Community Property vs. Separate Property: What's the Difference?

Understanding the distinction between community and separate property is the foundation of premarital financial planning. Here's a clear breakdown.

When it comes to marriage and money, one of the most important concepts to understand is the difference between community property and separate property. This distinction determines who owns what — and who is responsible for what — both during the marriage and in the event of a divorce.

The Two Systems: An Overview

The United States uses two different frameworks for marital property, depending on the state:

  1. Community Property (9 states): Assets acquired during marriage are owned equally (50/50) by both spouses.
  2. Equitable Distribution (41 states + D.C.): Marital assets are divided “fairly” in divorce — which doesn’t necessarily mean equally.

Knowing which system applies to you is essential before you get married.

Community Property States

Nine states follow community property law:

  • Arizona
  • California
  • Idaho
  • Louisiana
  • Nevada
  • New Mexico
  • Texas
  • Washington
  • Wisconsin

In these states, most income earned and property acquired during the marriage belongs equally to both spouses — regardless of whose name is on the account or the deed.

What’s Community Property?

  • Wages and salary earned by either spouse during marriage
  • Real estate purchased during marriage with marital funds
  • Retirement benefits earned during the marriage
  • Debts incurred during the marriage

What Stays Separate?

  • Property owned before the marriage
  • Gifts and inheritances received by one spouse
  • Property explicitly designated as separate in a valid prenuptial agreement
  • Any property purchased exclusively with separate funds (and kept separate)

Equitable Distribution States

The remaining 41 states and Washington D.C. use equitable distribution. In a divorce, courts divide marital assets based on fairness — considering factors like:

  • Length of the marriage
  • Each spouse’s income and earning potential
  • Contributions to the marriage (including non-financial contributions)
  • Age and health of each party
  • Standard of living during the marriage

“Equitable” does not mean 50/50. A long marriage where one spouse stayed home to raise children might result in a 60/40 or 70/30 split. A short marriage between two high earners might result in each party keeping what they earned.

The Commingling Problem

One of the most common mistakes couples make is commingling — mixing separate property with marital property until the source becomes impossible to trace.

Example: You own $50,000 in a brokerage account before marriage. You continue contributing to it during the marriage, and your spouse’s paycheck is occasionally deposited there. Over ten years, it grows to $300,000. What’s separate? What’s marital? Without meticulous records, it’s very hard to say.

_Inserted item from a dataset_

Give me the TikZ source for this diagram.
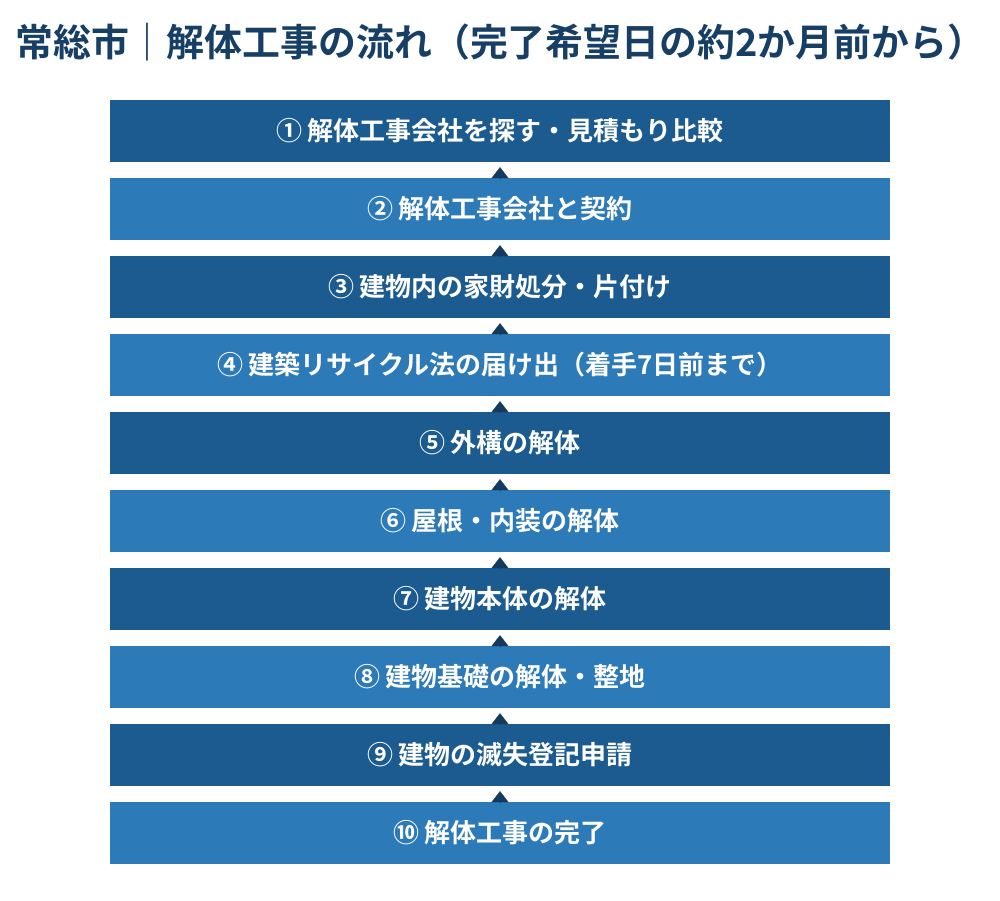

Strategies to avoid commingling:

  • Keep pre-marital assets in separate accounts
  • Maintain clear records of the source of all funds
  • Use a prenuptial agreement to clearly designate certain assets as separate

How a Prenuptial Agreement Changes the Equation

Regardless of which state you live in, a prenuptial agreement can redefine how property is categorized for your marriage specifically. For example:

  • In a community property state, a prenup can designate future income as separate property
  • In an equitable distribution state, a prenup can specify exactly how assets will be divided
  • In any state, a prenup can protect a business, protect children from a prior relationship, and define who is responsible for pre-marital debts

What This Means for You

Your state’s property law is the default framework for your marriage. If you don’t address it proactively — through education, planning, and potentially a prenuptial agreement — you’re leaving your financial future to a legal framework you may not even be aware of.

The best time to understand these rules is before the wedding.